TemporalAgent7@reddit
It's available at retail now though. Surely if the reviewers signed an NDA they're released now.
fallingdowndizzyvr@reddit
People have posted numbers. But they pretty much suck.
Here's the performance for a single user for Qwen 3.5 27B @ 8 bits from Level 1.
"Avg prompt throughput: 85.4 tokens/s, , Avg generation throughput: 13.4 tokens/s"
That PP is super slow. My Strix Halo is like 350tk/s.
overand@reddit
40% the core count and 65%of the memory bandwidth of a 3090, but 32GB rather than 24GB, and it's a new card vs \~6 year old 3090s. It's not a home run, but if it benchmarks decenty compared to a 3090, then it's a good alternative for home users. As for businesses? That's going to depend entirely on workload support, I think.
fallingdowndizzyvr@reddit
Core count only matters when comparing the same gen of tech from the same company. Core counts across architectures don't mean a thing.
bcredeur97@reddit
Unfortunately nvidia just has the monopoly on the software side of things, so it’s hard to consider anything else if you want to be “serious”
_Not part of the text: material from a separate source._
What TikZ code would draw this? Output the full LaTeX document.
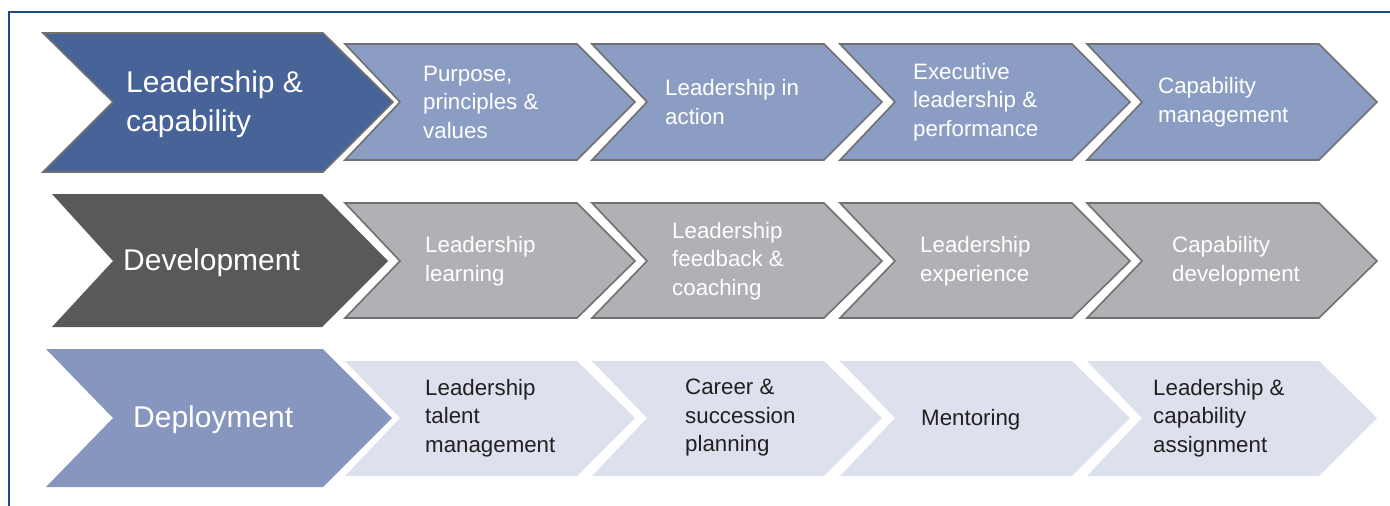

But this would be fun to play with.
WoodCreakSeagull@reddit
Always good to have competition. They've been growing their market share, at this rate I would love to see them release something like a 500 dollar 20GB VRAM card or similar that you could slot into an existing consumer system. Running models on vulkan/splitting tensors with RPC has a performance tradeoff but those tradeoffs for certain use cases can be tolerated if you're getting increasing performance of this class of open model.
BitterProfessional7p@reddit
I just seen it changing from in stock to out of stock. F
ea_man@reddit
Let's see if the b65 hits the $800 mark.